A staple on the American breakfast table for decades, good old wholesome shredded wheat dates back a century.
The story goes that at a small-town hotel in Nebraska in 1892, lawyer and inventor Henry D. Perky was suffering from indigestion one morning when he noticed a fellow guest eating an oddity for breakfast: boiled wheat covered with milk.
The stranger, a fellow indigestion sufferer, claimed his bland dish cured their common ailment. This inspired Perky to set out to produce the stuff and to make it more palatable.
With the help of his brother in Denver, Perky devised a machine to extrude boiled wheat paste in stringy filaments, which were then woven into pillows of “shredded wheat.” After leaving them for a day to settle, the inventor then baked them to keep them from spoiling.
The first commercial shredded wheat biscuits were produced by a Denver cracker bakery in 1893. Their intrepid inventor then headed east to promote their healthful virtues to the mass market. In 1901 Perky opened a conspicuous red-brick Shredded Wheat bakery at Niagara Falls, New York, dispensing free samples of the “original Niagara Falls cereal” to its thousands of annual visitors.

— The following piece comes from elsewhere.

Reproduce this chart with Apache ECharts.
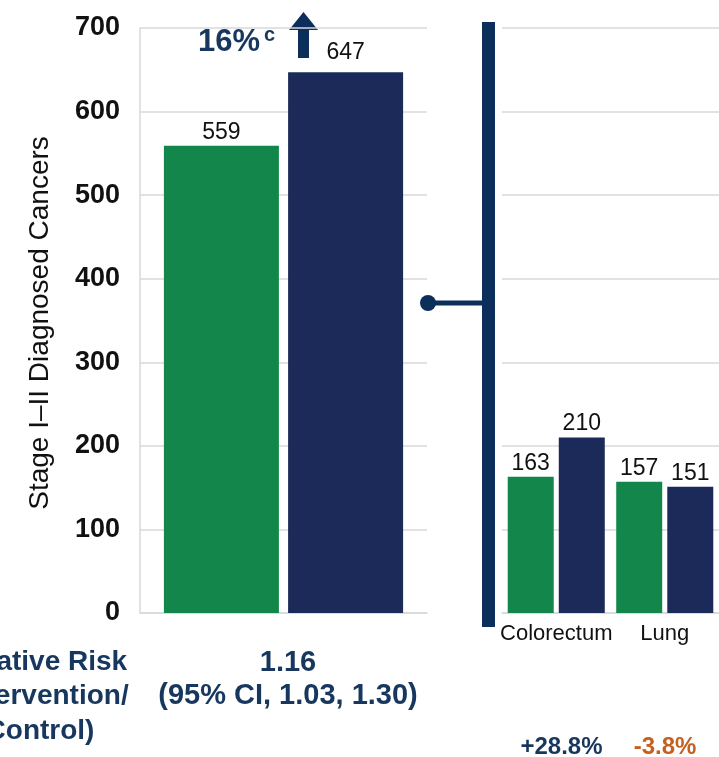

Whether because of its curative qualities or simply its novelty, Perky’s shredded wheat caught on in a big way. In 1928 a large-scale manufacturer, the National Biscuit Company (predecessor of RJR Nabisco), bought the company, opening two new plants and introducing modern processing and packaging methods.
Today each plant processes daily several thousand bushels of soft white winter wheat that has been stored in adjacent grain elevators until needed. After the wheat has been cleaned and moistened in hot water, it is cooked in immense kettles for over half an hour. This 100 percent wheat gruel is then run through driers and cured in steel storage tanks to equalize its moisture content so as to yield a cool, dry paste of uniform consistency that can be shredded mechanically.
The shredded filaments are then stacked up in layers on a moving strip which passes under a cutter that separates the straw-like material into biscuits. These glide on to the oven to be puffed up and baked crisp and golden before being sealed in moisture-resistant packages and shipped to grocery stores.
In addition to the traditional “big biscuit,” shredded wheat is now made by competing manufacturers in snackable and child-friendly spoon sizes. And to please health nut and child alike, the wholesome wheat can be found bolstered with the bran of oat or wheat, or doused in sugar frosting.